Ordering too many Uber Eats, buying alcohol and gambling could hinder your chances of securing a home loan, financial experts have warned.
Mortgage lenders, under ever-increasing pressures from tighter credit rules, are cracking down on the conditions a potential borrower would have to adhere to in order to secure a loan.
Gambling is the latest vice banks are scrutinising, and even someone who indulges in the occasional wager could be at risk.
According to Australian Institute of Family Studies, more than half a million Aussies are happy to have a flutter on a sporting event.
But this could mean a larger proportion of prospective borrowers could be impacted by the stricter regulations.
Director of White Knight finance, Steve Vicary, said the responsibility lied with the borrower to prove they were eligible for the loan.
‘Any idea that someone has a gambling habit is a red flag to a lender,’ he told Domain.
‘We’ve had a couple of clients who’ve had a direct impact on their finance applications because of their gambling.’
He said even if someone attempted to hide their gambling habit by withdrawing large sums of money from ATMs they would still have to explain what the withdrawal was for – particularly if the withdrawal was made near to a premises with gambling facilities.
‘Banks only have a certain amount of money they can lend. If a credit officer saw a regular expense for a gym or a regular expense for gambling, I know which application would be more likely to be approved,’ Mr Vicary said.
Loanworx CEO Pauline Ryan told the publication anyone hoping to secure a home would have to stop gambling at least three months before they made an application.
Buying excessive alcohol could also prove detrimental to a person’s credit score which would therefore lower their chances of securing a home loan.
Financial products comparison website finder.com.au said spending a lot on Uber Eats could also potentially make it harder for a first-time home buyer to secure a mortgage.

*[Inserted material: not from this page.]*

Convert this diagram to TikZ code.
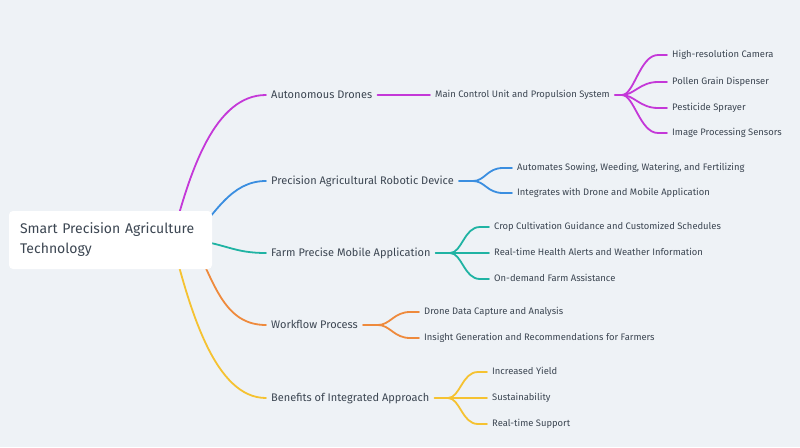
\documentclass[tikz,border=0pt]{standalone}
\usepackage{fontspec}
\setmainfont{Fira Sans}
\usetikzlibrary{calc}
\definecolor{bgc}{HTML}{EEF2F6}
\definecolor{txt}{HTML}{3C4652}
\definecolor{cpur}{HTML}{C438D8}
\definecolor{cblu}{HTML}{3A8EE0}
\definecolor{ctea}{HTML}{1FB3A3}
\definecolor{cora}{HTML}{EE8A3C}
\definecolor{cyel}{HTML}{F5C231}
\pgfdeclarelayer{back}
\pgfdeclarelayer{bg}
\pgfsetlayers{back,bg,main}
\begin{document}
\begin{tikzpicture}[x=1pt,y=-1pt,
  lone/.style={anchor=west,inner xsep=5pt,inner ysep=0pt,text=txt,font=\fontsize{11}{13}\selectfont,text height=8.6pt,text depth=1.4pt},
  ltwo/.style={anchor=west,inner xsep=5pt,inner ysep=0pt,text=txt,font=\fontsize{9.4}{11}\selectfont,text height=7.2pt,text depth=1.3pt},
  conn/.style={line width=1.8pt,line cap=round},
  fork/.style={conn},
  rootbox/.style={fill=white,rounded corners=4pt,minimum width=203pt,minimum height=58pt,text width=181pt,align=left,inner xsep=11pt,text=txt,font=\fontsize{14}{20}\selectfont}
]
\begin{pgfonlayer}{back}
\fill[bgc] (0,0) rectangle (800,447);
\end{pgfonlayer}
\useasboundingbox (0,0) rectangle (800,447);

\node[rootbox] (root) at (110.5,240) {Smart Precision Agriculture\\Technology};

% level 1
\node[lone] (ad) at (266,95) {Autonomous Drones};
\node[lone] (pa) at (266,181) {Precision Agricultural Robotic Device};
\node[lone] (fp) at (266,253) {Farm Precise Mobile Application};
\node[lone] (wp) at (266,325) {Workflow Process};
\node[lone] (ba) at (266,398) {Benefits of Integrated Approach};

% level 2
\node[ltwo] (mc) at (430,95) {Main Control Unit and Propulsion System};
\node[ltwo] (d1) at (667,55) {High-resolution Camera};
\node[ltwo] (d2) at (667,82) {Pollen Grain Dispenser};
\node[ltwo] (d3) at (667,108) {Pesticide Sprayer};
\node[ltwo] (d4) at (667,133) {Image Processing Sensors};

\node[ltwo] (p1) at (512,168) {Automates Sowing, Weeding, Watering, and Fertilizing};
\node[ltwo] (p2) at (512,193) {Integrates with Drone and Mobile Application};

\node[ltwo] (m1) at (489,227) {Crop Cultivation Guidance and Customized Schedules};
\node[ltwo] (m2) at (489,253) {Real-time Health Alerts and Weather Information};
\node[ltwo] (m3) at (489,279) {On-demand Farm Assistance};

\node[ltwo] (w1) at (419,312) {Drone Data Capture and Analysis};
\node[ltwo] (w2) at (419,338) {Insight Generation and Recommendations for Farmers};

\node[ltwo] (b1) at (487,372) {Increased Yield};
\node[ltwo] (b2) at (487,398) {Sustainability};
\node[ltwo] (b3) at (487,424) {Real-time Support};

\coordinate (fd) at (622,95);
\coordinate (fpa) at (473,181);
\coordinate (ffp) at (450,253);
\coordinate (fwp) at (378,325);
\coordinate (fba) at (448,398);

\begin{pgfonlayer}{bg}
% root connectors
\draw[conn,cpur] (172,240) .. controls (190,170) and (215,95) .. (ad.west);
\draw[conn,cblu] (190,240) .. controls (215,215) and (230,181) .. (pa.west);
\draw[conn,ctea] (195,240) .. controls (228,245) and (235,253) .. (fp.west);
\draw[conn,cora] (195,245) .. controls (215,285) and (225,325) .. (wp.west);
\draw[conn,cyel] (172,240) .. controls (190,310) and (215,398) .. (ba.west);
\end{pgfonlayer}

% drones
\draw[conn,cpur] (ad.east) -- (mc.west);
\draw[conn,cpur] (mc.east) -- (fd);
\foreach \c in {d1,d2,d3,d4}{
  \draw[fork,cpur] (fd) .. controls +(12,0) and +(-18,0) .. ($(\c.west)+(-9,0)$) -- (\c.west);
}
% robotic device
\draw[conn,cblu] (pa.east) -- (fpa);
\foreach \c in {p1,p2}{
  \draw[fork,cblu] (fpa) .. controls +(12,0) and +(-16,0) .. ($(\c.west)+(-9,0)$) -- (\c.west);
}
% mobile app
\draw[conn,ctea] (fp.east) -- (ffp);
\foreach \c in {m1,m2,m3}{
  \draw[fork,ctea] (ffp) .. controls +(12,0) and +(-16,0) .. ($(\c.west)+(-9,0)$) -- (\c.west);
}
% workflow
\draw[conn,cora] (wp.east) -- (fwp);
\foreach \c in {w1,w2}{
  \draw[fork,cora] (fwp) .. controls +(12,0) and +(-16,0) .. ($(\c.west)+(-9,0)$) -- (\c.west);
}
% benefits
\draw[conn,cyel] (ba.east) -- (fba);
\foreach \c in {b1,b2,b3}{
  \draw[fork,cyel] (fba) .. controls +(12,0) and +(-16,0) .. ($(\c.west)+(-9,0)$) -- (\c.west);
}
\end{tikzpicture}
\end{document}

‘We do definitely expect banks to be paying more attention to the detail of people’s everyday spending,’ Finder’s insights manager Graham Cooke told Daily Mail Australia.

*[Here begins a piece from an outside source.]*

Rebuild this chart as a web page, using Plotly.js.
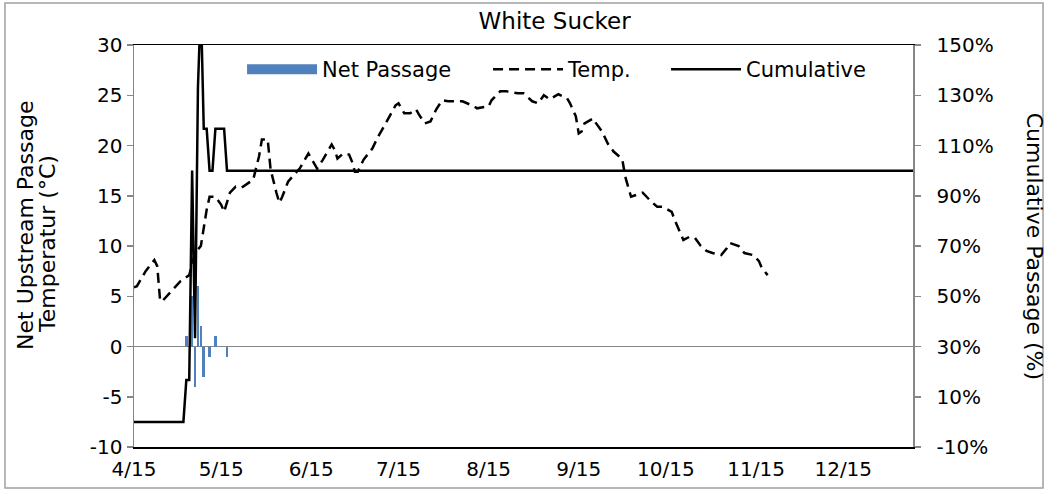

‘It’s not so much that Uber Eats specifically is going to be a red flag but if you combine a lot of outgoing spending with stuff like gambling, all of them collectively, potentially, make banks slightly more cautious.

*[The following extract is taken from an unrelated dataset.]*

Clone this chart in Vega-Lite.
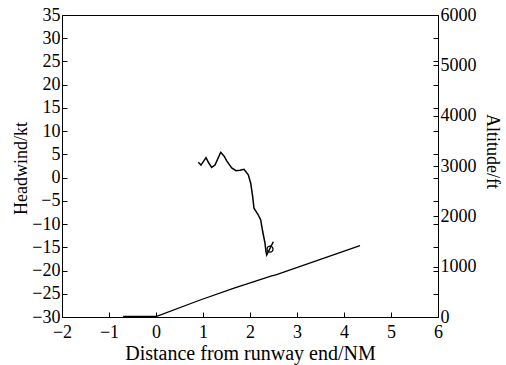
{
  "$schema": "https://vega.github.io/schema/vega-lite/v6.json",
  "width": 376,
  "height": 302,
  "autosize": {"type": "none"},
  "padding": {"left": 62, "top": 15, "right": 68, "bottom": 48},
  "background": "white",
  "config": {
    "view": {"stroke": "black", "strokeWidth": 1},
    "axis": {
      "labelFont": "Liberation Serif",
      "titleFont": "Liberation Serif",
      "labelFontSize": 18,
      "titleFontSize": 18,
      "titleFontWeight": "normal",
      "labelColor": "black",
      "titleColor": "black",
      "domainColor": "black",
      "tickColor": "black",
      "grid": false,
      "tickSize": -5,
      "labelFlush": false,
      "labelOverlap": false
    }
  },
  "encoding": {
    "x": {
      "field": "d",
      "type": "quantitative",
      "scale": {"domain": [-2, 6], "nice": false, "zero": false},
      "axis": {
        "values": [-2, -1, 0, 1, 2, 3, 4, 5, 6],
        "title": "Distance from runway end/NM",
        "labelPadding": 11,
        "titlePadding": 2,
        "titleFontSize": 20
      }
    }
  },
  "layer": [
    {
      "data": {
        "values": [
          {"i": 1, "d": 0.900, "hw": 3.3},
          {"i": 2, "d": 0.957, "hw": 2.7},
          {"i": 3, "d": 1.064, "hw": 4.3},
          {"i": 4, "d": 1.120, "hw": 3.2},
          {"i": 5, "d": 1.185, "hw": 2.2},
          {"i": 6, "d": 1.255, "hw": 2.7},
          {"i": 7, "d": 1.377, "hw": 5.45},
          {"i": 8, "d": 1.450, "hw": 4.6},
          {"i": 9, "d": 1.504, "hw": 3.6},
          {"i": 10, "d": 1.611, "hw": 2.1},
          {"i": 11, "d": 1.702, "hw": 1.5},
          {"i": 12, "d": 1.787, "hw": 1.6},
          {"i": 13, "d": 1.872, "hw": 1.8},
          {"i": 14, "d": 1.964, "hw": 0.6},
          {"i": 15, "d": 2.015, "hw": -1.2},
          {"i": 16, "d": 2.057, "hw": -4.1},
          {"i": 17, "d": 2.085, "hw": -6.6},
          {"i": 18, "d": 2.177, "hw": -8.05},
          {"i": 19, "d": 2.228, "hw": -9.1},
          {"i": 20, "d": 2.270, "hw": -11.6},
          {"i": 21, "d": 2.319, "hw": -14.1},
          {"i": 22, "d": 2.340, "hw": -15.95},
          {"i": 23, "d": 2.355, "hw": -16.66},
          {"i": 24, "d": 2.496, "hw": -13.8}
        ]
      },
      "mark": {"type": "line", "color": "black", "strokeWidth": 1.5},
      "encoding": {
        "order": {"field": "i", "type": "quantitative"},
        "y": {
          "field": "hw",
          "type": "quantitative",
          "scale": {"domain": [-30, 35], "nice": false, "zero": false},
          "axis": {
            "orient": "left",
            "values": [-30, -25, -20, -15, -10, -5, 0, 5, 10, 15, 20, 25, 30, 35],
            "title": "Headwind/kt",
            "labelPadding": 7,
            "titlePadding": 1,
            "titleY": 153
          }
        }
      }
    },
    {
      "data": {"values": [{"d": 2.426, "hw": -15.4}]},
      "mark": {"type": "point", "shape": "circle", "filled": false, "color": "black", "size": 36, "strokeWidth": 1.2, "opacity": 1},
      "encoding": {
        "y": {
          "field": "hw",
          "type": "quantitative",
          "scale": {"domain": [-30, 35], "nice": false, "zero": false},
          "axis": {
            "orient": "right",
            "values": [-30, -25, -20, -15, -10, -5, 0, 5, 10, 15, 20, 25, 30, 35],
            "labels": false,
            "domain": false,
            "title": null
          }
        }
      }
    },
    {
      "data": {
        "values": [
          {"d": -0.70, "alt": 10},
          {"d": 0.0, "alt": 10},
          {"d": 0.94, "alt": 338},
          {"d": 1.645, "alt": 570},
          {"d": 2.46, "alt": 815},
          {"d": 2.55, "alt": 835},
          {"d": 4.34, "alt": 1417}
        ]
      },
      "mark": {"type": "line", "color": "black", "strokeWidth": 1.3},
      "encoding": {
        "y": {
          "field": "alt",
          "type": "quantitative",
          "scale": {"domain": [0, 6000], "nice": false, "zero": false},
          "axis": {
            "orient": "right",
            "values": [0, 1000, 2000, 3000, 4000, 5000, 6000],
            "format": "d",
            "title": "Altitude/ft",
            "labelPadding": 7,
            "titlePadding": 6,
            "titleY": 136
          }
        }
      }
    }
  ],
  "resolve": {"scale": {"y": "independent"}, "axis": {"y": "independent"}}
}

‘If you do have a habit of spending excessively, that could potentially affect your chances of getting a home loan.’
An Australian Prudential Regulation Authority crackdown on investor and interest-only loans has sparked a downturn in the Sydney and Melbourne housing markets in particular.
Sydney’s median house prices has plunged by 13.7 per cent since peaking in July 2017.
Adding to that is the banking royal commission’s findings, released in early February.
While former High Court judge Kenneth Hayne was particularly scathing of the National Australia Bank charging fees for no service, the scrutiny on the banking sector is expected to make lenders take their time when it comes to approving home loans.
‘That’s had an effect definitely on banks increasing the number of checks they’ll go through before they issue a loan,’ Mr Cooke said.
‘We expect it to take longer to get a loan. It’s probably more difficult to get a loan than it has been previously.’
While home loans were approved in just a fortnight back in 2017, lenders are now taking their time, pushing wait times for approval out to two months.
The federal government is also considering allowing banks to more easily access information on an individual’s spending habits, after a Treasury report explored giving banks a greater ability to judge a potential borrower’s credit risk.